-------- SUPPLIED DATA
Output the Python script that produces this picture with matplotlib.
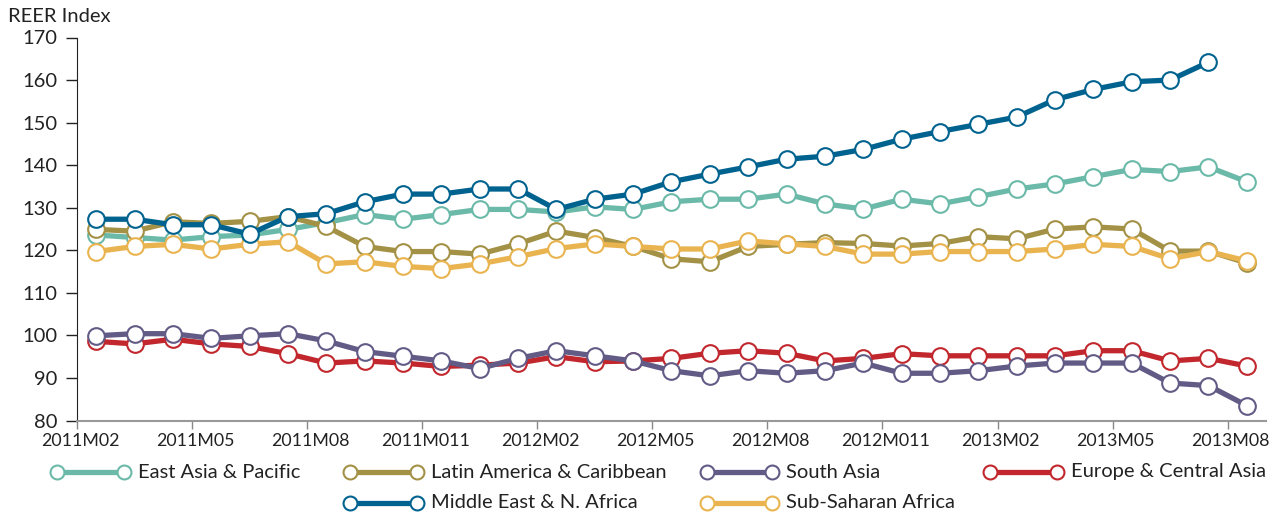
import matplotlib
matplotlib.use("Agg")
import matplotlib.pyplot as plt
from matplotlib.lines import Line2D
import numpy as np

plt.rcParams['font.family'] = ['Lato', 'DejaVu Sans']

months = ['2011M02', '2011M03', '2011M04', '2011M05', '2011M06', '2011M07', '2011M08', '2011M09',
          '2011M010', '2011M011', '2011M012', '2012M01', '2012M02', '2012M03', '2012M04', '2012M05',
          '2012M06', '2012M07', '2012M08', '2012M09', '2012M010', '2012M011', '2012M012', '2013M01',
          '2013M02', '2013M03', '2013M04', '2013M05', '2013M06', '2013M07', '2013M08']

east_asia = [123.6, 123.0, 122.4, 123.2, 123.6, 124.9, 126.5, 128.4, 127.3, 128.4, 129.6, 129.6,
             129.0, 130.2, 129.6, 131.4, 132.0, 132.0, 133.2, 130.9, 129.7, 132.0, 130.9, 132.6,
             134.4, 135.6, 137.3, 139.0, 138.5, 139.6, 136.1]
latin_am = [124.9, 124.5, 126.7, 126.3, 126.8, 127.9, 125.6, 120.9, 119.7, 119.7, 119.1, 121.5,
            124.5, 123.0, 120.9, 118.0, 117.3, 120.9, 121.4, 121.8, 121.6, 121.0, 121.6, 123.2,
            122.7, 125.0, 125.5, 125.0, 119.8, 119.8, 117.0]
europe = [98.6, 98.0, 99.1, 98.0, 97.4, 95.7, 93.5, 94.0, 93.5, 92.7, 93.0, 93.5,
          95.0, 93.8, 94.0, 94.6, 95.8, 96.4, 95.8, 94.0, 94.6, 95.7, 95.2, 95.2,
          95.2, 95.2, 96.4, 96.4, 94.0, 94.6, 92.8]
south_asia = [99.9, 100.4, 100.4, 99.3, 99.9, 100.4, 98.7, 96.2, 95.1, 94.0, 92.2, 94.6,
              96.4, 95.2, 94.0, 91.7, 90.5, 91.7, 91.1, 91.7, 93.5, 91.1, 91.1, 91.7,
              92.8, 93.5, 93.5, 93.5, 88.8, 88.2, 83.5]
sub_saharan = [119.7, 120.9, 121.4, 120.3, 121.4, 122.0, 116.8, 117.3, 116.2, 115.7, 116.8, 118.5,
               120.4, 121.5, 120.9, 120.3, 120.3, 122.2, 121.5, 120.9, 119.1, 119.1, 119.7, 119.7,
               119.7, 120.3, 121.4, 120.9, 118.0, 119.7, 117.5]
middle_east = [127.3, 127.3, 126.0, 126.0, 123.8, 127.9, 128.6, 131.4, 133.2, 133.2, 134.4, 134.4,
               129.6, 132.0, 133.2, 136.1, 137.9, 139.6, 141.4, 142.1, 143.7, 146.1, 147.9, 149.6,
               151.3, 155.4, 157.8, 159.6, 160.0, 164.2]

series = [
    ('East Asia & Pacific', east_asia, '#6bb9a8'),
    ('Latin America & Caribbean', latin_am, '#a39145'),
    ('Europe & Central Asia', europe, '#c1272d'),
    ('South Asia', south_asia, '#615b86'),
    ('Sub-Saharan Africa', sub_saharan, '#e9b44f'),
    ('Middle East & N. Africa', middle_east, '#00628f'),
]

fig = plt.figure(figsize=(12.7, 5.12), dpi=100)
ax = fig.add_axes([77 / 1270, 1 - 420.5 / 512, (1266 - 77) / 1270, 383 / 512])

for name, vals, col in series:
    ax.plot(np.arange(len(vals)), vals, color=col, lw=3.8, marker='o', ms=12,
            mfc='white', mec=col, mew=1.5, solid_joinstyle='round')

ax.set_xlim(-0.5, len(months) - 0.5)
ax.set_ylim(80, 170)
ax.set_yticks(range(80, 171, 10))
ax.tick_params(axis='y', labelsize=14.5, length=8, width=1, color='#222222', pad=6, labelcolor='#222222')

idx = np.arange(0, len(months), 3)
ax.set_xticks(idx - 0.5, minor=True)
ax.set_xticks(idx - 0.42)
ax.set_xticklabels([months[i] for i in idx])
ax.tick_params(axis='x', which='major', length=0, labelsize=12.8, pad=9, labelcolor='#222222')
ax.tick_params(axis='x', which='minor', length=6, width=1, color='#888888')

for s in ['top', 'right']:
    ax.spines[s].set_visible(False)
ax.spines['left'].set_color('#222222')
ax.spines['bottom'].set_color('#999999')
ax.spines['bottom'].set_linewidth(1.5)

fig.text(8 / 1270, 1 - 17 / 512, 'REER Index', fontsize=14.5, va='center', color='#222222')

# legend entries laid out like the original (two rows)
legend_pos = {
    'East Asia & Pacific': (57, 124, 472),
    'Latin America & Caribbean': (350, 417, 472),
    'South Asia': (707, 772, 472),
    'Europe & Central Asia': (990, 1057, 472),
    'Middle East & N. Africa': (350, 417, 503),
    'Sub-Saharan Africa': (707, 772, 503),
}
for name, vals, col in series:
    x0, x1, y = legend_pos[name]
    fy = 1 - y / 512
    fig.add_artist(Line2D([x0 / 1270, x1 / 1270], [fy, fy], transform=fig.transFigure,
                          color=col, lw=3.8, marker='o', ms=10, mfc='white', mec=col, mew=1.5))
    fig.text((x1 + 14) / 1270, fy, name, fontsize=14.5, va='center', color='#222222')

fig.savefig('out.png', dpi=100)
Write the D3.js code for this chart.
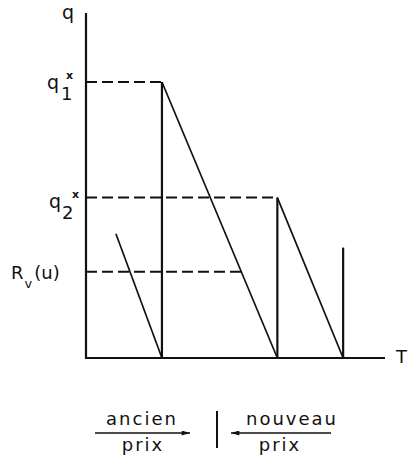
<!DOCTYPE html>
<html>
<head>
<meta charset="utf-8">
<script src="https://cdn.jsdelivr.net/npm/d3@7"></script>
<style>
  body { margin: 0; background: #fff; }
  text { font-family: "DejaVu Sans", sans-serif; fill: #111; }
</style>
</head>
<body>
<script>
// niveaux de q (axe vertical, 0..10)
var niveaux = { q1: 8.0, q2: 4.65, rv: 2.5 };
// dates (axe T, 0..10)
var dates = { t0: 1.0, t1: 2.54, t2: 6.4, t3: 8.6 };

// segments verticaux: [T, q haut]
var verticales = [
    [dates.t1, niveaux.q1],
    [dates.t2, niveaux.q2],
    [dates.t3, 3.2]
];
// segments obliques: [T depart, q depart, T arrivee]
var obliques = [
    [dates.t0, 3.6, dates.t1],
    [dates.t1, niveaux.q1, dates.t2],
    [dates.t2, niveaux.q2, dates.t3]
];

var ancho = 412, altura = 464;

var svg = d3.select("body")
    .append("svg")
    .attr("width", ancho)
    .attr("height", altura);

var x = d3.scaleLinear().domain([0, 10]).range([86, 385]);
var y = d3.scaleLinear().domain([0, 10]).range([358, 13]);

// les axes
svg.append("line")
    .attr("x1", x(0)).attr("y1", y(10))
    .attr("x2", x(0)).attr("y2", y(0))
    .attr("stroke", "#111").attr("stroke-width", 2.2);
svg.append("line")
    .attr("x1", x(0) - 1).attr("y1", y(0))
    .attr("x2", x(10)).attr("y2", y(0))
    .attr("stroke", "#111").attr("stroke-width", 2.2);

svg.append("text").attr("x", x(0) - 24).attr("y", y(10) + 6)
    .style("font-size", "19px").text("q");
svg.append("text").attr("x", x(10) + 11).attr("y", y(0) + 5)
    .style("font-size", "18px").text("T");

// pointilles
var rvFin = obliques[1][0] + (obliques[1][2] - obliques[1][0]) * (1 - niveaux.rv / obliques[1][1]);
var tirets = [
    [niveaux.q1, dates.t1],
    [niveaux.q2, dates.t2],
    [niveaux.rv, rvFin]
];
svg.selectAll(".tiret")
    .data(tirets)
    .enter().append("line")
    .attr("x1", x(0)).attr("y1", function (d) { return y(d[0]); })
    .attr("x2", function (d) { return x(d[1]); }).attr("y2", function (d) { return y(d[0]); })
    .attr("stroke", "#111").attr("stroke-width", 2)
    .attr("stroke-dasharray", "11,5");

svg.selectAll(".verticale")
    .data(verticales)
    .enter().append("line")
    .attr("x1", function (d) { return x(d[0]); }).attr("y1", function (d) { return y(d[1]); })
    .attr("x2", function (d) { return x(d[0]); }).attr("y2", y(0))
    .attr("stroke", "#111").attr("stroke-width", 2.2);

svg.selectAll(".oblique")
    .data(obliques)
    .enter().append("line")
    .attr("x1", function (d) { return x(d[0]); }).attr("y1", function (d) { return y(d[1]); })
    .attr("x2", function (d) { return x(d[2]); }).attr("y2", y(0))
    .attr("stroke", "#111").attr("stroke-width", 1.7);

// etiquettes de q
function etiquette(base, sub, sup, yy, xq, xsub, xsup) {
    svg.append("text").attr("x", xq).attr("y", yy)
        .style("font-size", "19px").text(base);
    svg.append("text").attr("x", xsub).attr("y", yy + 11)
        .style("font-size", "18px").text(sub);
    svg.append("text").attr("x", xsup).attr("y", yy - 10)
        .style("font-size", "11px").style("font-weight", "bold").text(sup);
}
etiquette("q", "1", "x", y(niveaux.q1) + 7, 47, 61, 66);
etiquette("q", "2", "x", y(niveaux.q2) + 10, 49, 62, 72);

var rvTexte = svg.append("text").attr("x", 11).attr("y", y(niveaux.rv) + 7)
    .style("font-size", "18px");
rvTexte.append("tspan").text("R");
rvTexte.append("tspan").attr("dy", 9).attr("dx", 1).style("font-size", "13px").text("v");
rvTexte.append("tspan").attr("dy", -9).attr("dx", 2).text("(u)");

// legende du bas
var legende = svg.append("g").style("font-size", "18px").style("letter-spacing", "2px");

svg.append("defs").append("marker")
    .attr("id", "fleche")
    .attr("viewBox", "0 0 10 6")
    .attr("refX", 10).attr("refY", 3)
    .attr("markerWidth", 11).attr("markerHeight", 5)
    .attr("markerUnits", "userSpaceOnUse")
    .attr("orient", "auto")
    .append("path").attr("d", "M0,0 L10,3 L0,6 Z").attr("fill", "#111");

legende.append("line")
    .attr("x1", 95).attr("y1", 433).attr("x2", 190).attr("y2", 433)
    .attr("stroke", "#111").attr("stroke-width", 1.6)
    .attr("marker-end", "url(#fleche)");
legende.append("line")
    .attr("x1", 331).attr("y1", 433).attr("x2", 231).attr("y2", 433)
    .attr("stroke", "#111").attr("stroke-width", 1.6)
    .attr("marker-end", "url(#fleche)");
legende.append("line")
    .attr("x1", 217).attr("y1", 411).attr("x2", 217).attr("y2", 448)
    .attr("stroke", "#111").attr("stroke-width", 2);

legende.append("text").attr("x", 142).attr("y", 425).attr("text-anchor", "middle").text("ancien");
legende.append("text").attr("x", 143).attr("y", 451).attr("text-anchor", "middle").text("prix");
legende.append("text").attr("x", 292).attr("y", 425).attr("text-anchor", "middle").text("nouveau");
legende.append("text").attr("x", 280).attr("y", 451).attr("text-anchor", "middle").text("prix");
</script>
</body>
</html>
----------------
▶ DESCRIPTION OF THE TASK
From the first line above to the line containing "plt.rcParams['font.family'] = ['Lato', 'DejaVu", repeat each line exactly. Pictures stay out.

▶ RESULT OF THE EXERCISE
Output the Python script that produces this picture with matplotlib.
import matplotlib
matplotlib.use("Agg")
import matplotlib.pyplot as plt
from matplotlib.lines import Line2D
import numpy as np

plt.rcParams['font.family'] = ['Lato', 'DejaVu Sans']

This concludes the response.